Lawyers for the two bereaved relatives claim the Department acted unlawfully and unreasonably by failing to refer Beattie’s case to the Parole Commissioners for an assessment of the risk he poses to the public.

They are each seeking an order quashing the determination reached by MARAP.

Last month Mr Justice Colton granted permission for both to seek a judicial review, but indicated only one would be chosen to advance full arguments.

In a further ruling today, he made clear: “The court is reluctant to suggest that there is any hierarchy of victims in respect of Garfield Beattie’s actions.”
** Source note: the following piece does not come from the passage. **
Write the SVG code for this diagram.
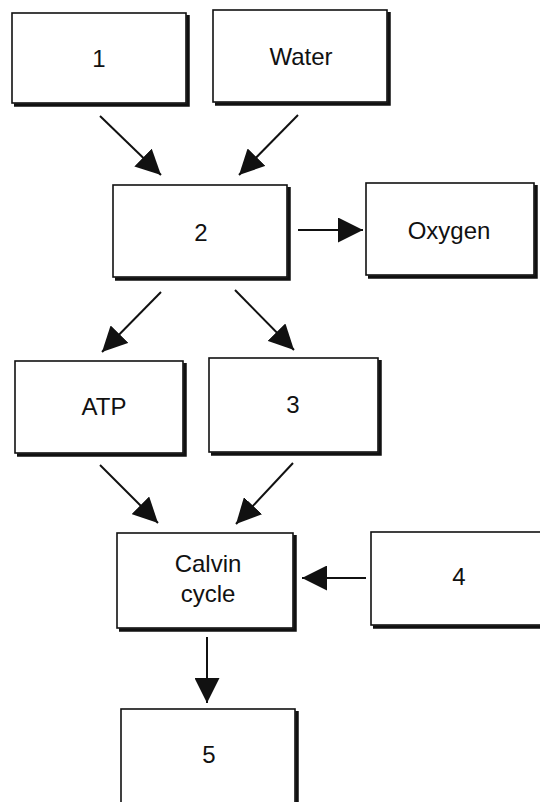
<svg xmlns="http://www.w3.org/2000/svg" width="540" height="802" viewBox="0 0 540 802">
<defs>
<style>
.box{fill:#fff;stroke:#111;stroke-width:1.6}
.sh{fill:none;stroke:#111;stroke-width:3.5}
.lbl{font-family:"Liberation Sans",Arial,sans-serif;font-size:24px;fill:#111;text-anchor:middle}
.con{stroke:#111;stroke-width:2;fill:none;marker-end:url(#ah)}
</style>
<marker id="ah" markerUnits="userSpaceOnUse" markerWidth="25" markerHeight="25" refX="25" refY="12.5" orient="auto" viewBox="0 0 25 25">
<path d="M0,0 L25,12.5 L0,25 Z" fill="#111"/>
</marker>
</defs>
<g id="n1"><rect class="box" x="12" y="13" width="174" height="90"/><path class="sh" d="M188,15 V105 H14"/><text class="lbl" x="99" y="67">1</text></g>
<g id="water"><rect class="box" x="213" y="10" width="174" height="92"/><path class="sh" d="M389,12 V104 H215"/><text class="lbl" x="301" y="65">Water</text></g>
<g id="n2"><rect class="box" x="113" y="185" width="174" height="92"/><path class="sh" d="M289,187 V279 H115"/><text class="lbl" x="201" y="241">2</text></g>
<g id="oxygen"><rect class="box" x="366" y="183" width="168" height="92"/><path class="sh" d="M536,185 V277 H368"/><text class="lbl" x="449" y="239">Oxygen</text></g>
<g id="atp"><rect class="box" x="15" y="361" width="168" height="92"/><path class="sh" d="M185,363 V455 H17"/><text class="lbl" x="104" y="415">ATP</text></g>
<g id="n3"><rect class="box" x="209" y="358" width="169" height="94"/><path class="sh" d="M380,360 V454 H211"/><text class="lbl" x="293" y="413">3</text></g>
<g id="calvin"><rect class="box" x="117" y="533" width="176" height="95"/><path class="sh" d="M295,535 V630 H119"/><text class="lbl" x="208" y="572">Calvin</text><text class="lbl" x="208" y="602">cycle</text></g>
<g id="n4"><rect class="box" x="371" y="532" width="175" height="93"/><path class="sh" d="M548,534 V627 H373"/><text class="lbl" x="459" y="585">4</text></g>
<g id="n5"><rect class="box" x="121" y="709" width="174" height="100"/><path class="sh" d="M297,711 V811 H123"/><text class="lbl" x="209" y="763">5</text></g>
<g id="connectors">
<line class="con" x1="100" y1="116" x2="161" y2="175"/>
<line class="con" x1="298" y1="115" x2="239" y2="175"/>
<line class="con" x1="298" y1="230" x2="363" y2="230"/>
<line class="con" x1="161" y1="292" x2="102" y2="352"/>
<line class="con" x1="235" y1="290" x2="294" y2="350"/>
<line class="con" x1="100" y1="465" x2="158" y2="523"/>
<line class="con" x1="293" y1="463" x2="236" y2="524"/>
<line class="con" x1="366" y1="578" x2="302" y2="578"/>
<line class="con" x1="207" y1="637" x2="207" y2="703"/>
</g>
</svg>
The judge decided, however, that Ms Mullen is more directly associated with the situation relating to the challenges.

“The whole issue of Garfield Beattie’s licence arose because of a specific threat made to her which resulted in his prosecution, conviction and sentencing,” he pointed out.

It is this conduct which has given rise to the issue of the potential revocation of his licence.

“The court therefore rules that the case of Denise Mullan shall proceed as the lead case in the substantive judicial review.”

It was also emphasised that Mr McNeice is to be made a notice party in the ongoing challenge.

Mr Justice Colton added: “It is clear that (he) has a direct interest in the outcome of these proceedings.”

Welcoming the decision, Ms Mullen’s solicitor, Gavin Booth, said: “We believe that this case is important for all the Glenanne victims.”